COLLECTED DATA -
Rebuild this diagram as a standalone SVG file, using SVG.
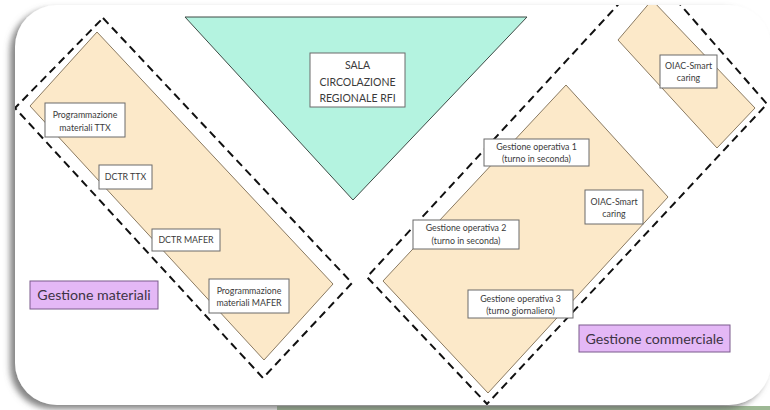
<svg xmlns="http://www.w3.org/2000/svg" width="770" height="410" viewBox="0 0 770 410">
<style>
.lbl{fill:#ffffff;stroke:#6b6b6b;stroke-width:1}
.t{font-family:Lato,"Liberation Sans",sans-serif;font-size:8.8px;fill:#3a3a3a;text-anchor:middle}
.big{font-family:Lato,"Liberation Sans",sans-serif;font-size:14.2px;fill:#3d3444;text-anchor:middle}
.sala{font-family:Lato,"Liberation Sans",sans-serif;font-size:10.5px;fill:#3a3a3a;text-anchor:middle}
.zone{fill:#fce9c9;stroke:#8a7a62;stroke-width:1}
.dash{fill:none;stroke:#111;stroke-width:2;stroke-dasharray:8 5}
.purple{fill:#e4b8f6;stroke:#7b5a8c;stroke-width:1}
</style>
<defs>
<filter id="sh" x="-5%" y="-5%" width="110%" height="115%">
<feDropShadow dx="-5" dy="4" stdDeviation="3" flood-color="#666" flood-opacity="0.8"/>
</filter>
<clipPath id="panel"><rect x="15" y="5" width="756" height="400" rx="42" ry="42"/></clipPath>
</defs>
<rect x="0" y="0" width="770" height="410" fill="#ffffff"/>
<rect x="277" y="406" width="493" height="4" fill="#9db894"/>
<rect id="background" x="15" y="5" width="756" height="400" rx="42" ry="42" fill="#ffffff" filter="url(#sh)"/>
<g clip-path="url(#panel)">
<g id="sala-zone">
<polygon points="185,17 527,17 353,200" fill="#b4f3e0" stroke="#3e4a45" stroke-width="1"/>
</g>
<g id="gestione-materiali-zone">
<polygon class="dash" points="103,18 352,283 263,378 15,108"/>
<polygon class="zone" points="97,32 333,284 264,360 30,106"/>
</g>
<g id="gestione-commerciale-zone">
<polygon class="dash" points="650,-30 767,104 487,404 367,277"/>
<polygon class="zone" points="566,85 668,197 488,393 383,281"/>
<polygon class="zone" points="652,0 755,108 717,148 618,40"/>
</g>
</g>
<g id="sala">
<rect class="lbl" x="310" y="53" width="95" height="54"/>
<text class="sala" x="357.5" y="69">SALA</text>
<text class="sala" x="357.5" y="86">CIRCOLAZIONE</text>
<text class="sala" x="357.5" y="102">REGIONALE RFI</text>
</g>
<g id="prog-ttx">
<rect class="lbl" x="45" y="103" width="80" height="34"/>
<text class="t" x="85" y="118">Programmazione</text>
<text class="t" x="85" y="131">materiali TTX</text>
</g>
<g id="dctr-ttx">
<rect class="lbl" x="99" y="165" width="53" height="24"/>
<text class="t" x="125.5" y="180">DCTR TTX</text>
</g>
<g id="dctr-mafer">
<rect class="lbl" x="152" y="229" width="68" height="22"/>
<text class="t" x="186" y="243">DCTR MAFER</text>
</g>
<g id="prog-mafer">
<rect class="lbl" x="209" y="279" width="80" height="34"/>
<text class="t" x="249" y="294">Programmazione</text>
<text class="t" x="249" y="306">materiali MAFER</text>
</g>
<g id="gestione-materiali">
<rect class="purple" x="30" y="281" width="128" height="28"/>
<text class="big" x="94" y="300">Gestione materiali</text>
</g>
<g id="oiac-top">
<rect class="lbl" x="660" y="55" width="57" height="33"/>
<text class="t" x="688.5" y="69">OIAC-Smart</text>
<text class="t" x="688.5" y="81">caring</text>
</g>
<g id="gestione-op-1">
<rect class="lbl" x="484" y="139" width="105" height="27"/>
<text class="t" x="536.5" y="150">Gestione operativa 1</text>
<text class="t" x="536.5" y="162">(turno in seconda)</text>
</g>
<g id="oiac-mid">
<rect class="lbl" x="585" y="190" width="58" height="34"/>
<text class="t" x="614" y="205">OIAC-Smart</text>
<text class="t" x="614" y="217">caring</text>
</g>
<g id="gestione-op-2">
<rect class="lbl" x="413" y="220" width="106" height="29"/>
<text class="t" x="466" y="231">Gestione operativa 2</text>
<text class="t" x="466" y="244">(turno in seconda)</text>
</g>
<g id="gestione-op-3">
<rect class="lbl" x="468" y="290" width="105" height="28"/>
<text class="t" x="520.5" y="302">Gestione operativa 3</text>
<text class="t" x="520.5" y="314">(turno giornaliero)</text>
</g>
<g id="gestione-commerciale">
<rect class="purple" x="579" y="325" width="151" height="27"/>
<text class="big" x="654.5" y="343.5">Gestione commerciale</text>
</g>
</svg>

WHAT THE TASK ASKS - Copy out the listing exactly as it stands, but not the pictures.

ANSWER -
Rebuild this diagram as a standalone SVG file, using SVG.
<svg xmlns="http://www.w3.org/2000/svg" width="770" height="410" viewBox="0 0 770 410">
<style>
.lbl{fill:#ffffff;stroke:#6b6b6b;stroke-width:1}
.t{font-family:Lato,"Liberation Sans",sans-serif;font-size:8.8px;fill:#3a3a3a;text-anchor:middle}
.big{font-family:Lato,"Liberation Sans",sans-serif;font-size:14.2px;fill:#3d3444;text-anchor:middle}
.sala{font-family:Lato,"Liberation Sans",sans-serif;font-size:10.5px;fill:#3a3a3a;text-anchor:middle}
.zone{fill:#fce9c9;stroke:#8a7a62;stroke-width:1}
.dash{fill:none;stroke:#111;stroke-width:2;stroke-dasharray:8 5}
.purple{fill:#e4b8f6;stroke:#7b5a8c;stroke-width:1}
</style>
<defs>
<filter id="sh" x="-5%" y="-5%" width="110%" height="115%">
<feDropShadow dx="-5" dy="4" stdDeviation="3" flood-color="#666" flood-opacity="0.8"/>
</filter>
<clipPath id="panel"><rect x="15" y="5" width="756" height="400" rx="42" ry="42"/></clipPath>
</defs>
<rect x="0" y="0" width="770" height="410" fill="#ffffff"/>
<rect x="277" y="406" width="493" height="4" fill="#9db894"/>
<rect id="background" x="15" y="5" width="756" height="400" rx="42" ry="42" fill="#ffffff" filter="url(#sh)"/>
<g clip-path="url(#panel)">
<g id="sala-zone">
<polygon points="185,17 527,17 353,200" fill="#b4f3e0" stroke="#3e4a45" stroke-width="1"/>
</g>
<g id="gestione-materiali-zone">
<polygon class="dash" points="103,18 352,283 263,378 15,108"/>
<polygon class="zone" points="97,32 333,284 264,360 30,106"/>
</g>
<g id="gestione-commerciale-zone">
<polygon class="dash" points="650,-30 767,104 487,404 367,277"/>
<polygon class="zone" points="566,85 668,197 488,393 383,281"/>
<polygon class="zone" points="652,0 755,108 717,148 618,40"/>
</g>
</g>
<g id="sala">
<rect class="lbl" x="310" y="53" width="95" height="54"/>
<text class="sala" x="357.5" y="69">SALA</text>
<text class="sala" x="357.5" y="86">CIRCOLAZIONE</text>
<text class="sala" x="357.5" y="102">REGIONALE RFI</text>
</g>
<g id="prog-ttx">
<rect class="lbl" x="45" y="103" width="80" height="34"/>
<text class="t" x="85" y="118">Programmazione</text>
<text class="t" x="85" y="131">materiali TTX</text>
</g>
<g id="dctr-ttx">
<rect class="lbl" x="99" y="165" width="53" height="24"/>
<text class="t" x="125.5" y="180">DCTR TTX</text>
</g>
<g id="dctr-mafer">
<rect class="lbl" x="152" y="229" width="68" height="22"/>
<text class="t" x="186" y="243">DCTR MAFER</text>
</g>
<g id="prog-mafer">
<rect class="lbl" x="209" y="279" width="80" height="34"/>
<text class="t" x="249" y="294">Programmazione</text>
<text class="t" x="249" y="306">materiali MAFER</text>
</g>
<g id="gestione-materiali">
<rect class="purple" x="30" y="281" width="128" height="28"/>
<text class="big" x="94" y="300">Gestione materiali</text>
</g>
<g id="oiac-top">
<rect class="lbl" x="660" y="55" width="57" height="33"/>
<text class="t" x="688.5" y="69">OIAC-Smart</text>
<text class="t" x="688.5" y="81">caring</text>
</g>
<g id="gestione-op-1">
<rect class="lbl" x="484" y="139" width="105" height="27"/>
<text class="t" x="536.5" y="150">Gestione operativa 1</text>
<text class="t" x="536.5" y="162">(turno in seconda)</text>
</g>
<g id="oiac-mid">
<rect class="lbl" x="585" y="190" width="58" height="34"/>
<text class="t" x="614" y="205">OIAC-Smart</text>
<text class="t" x="614" y="217">caring</text>
</g>
<g id="gestione-op-2">
<rect class="lbl" x="413" y="220" width="106" height="29"/>
<text class="t" x="466" y="231">Gestione operativa 2</text>
<text class="t" x="466" y="244">(turno in seconda)</text>
</g>
<g id="gestione-op-3">
<rect class="lbl" x="468" y="290" width="105" height="28"/>
<text class="t" x="520.5" y="302">Gestione operativa 3</text>
<text class="t" x="520.5" y="314">(turno giornaliero)</text>
</g>
<g id="gestione-commerciale">
<rect class="purple" x="579" y="325" width="151" height="27"/>
<text class="big" x="654.5" y="343.5">Gestione commerciale</text>
</g>
</svg>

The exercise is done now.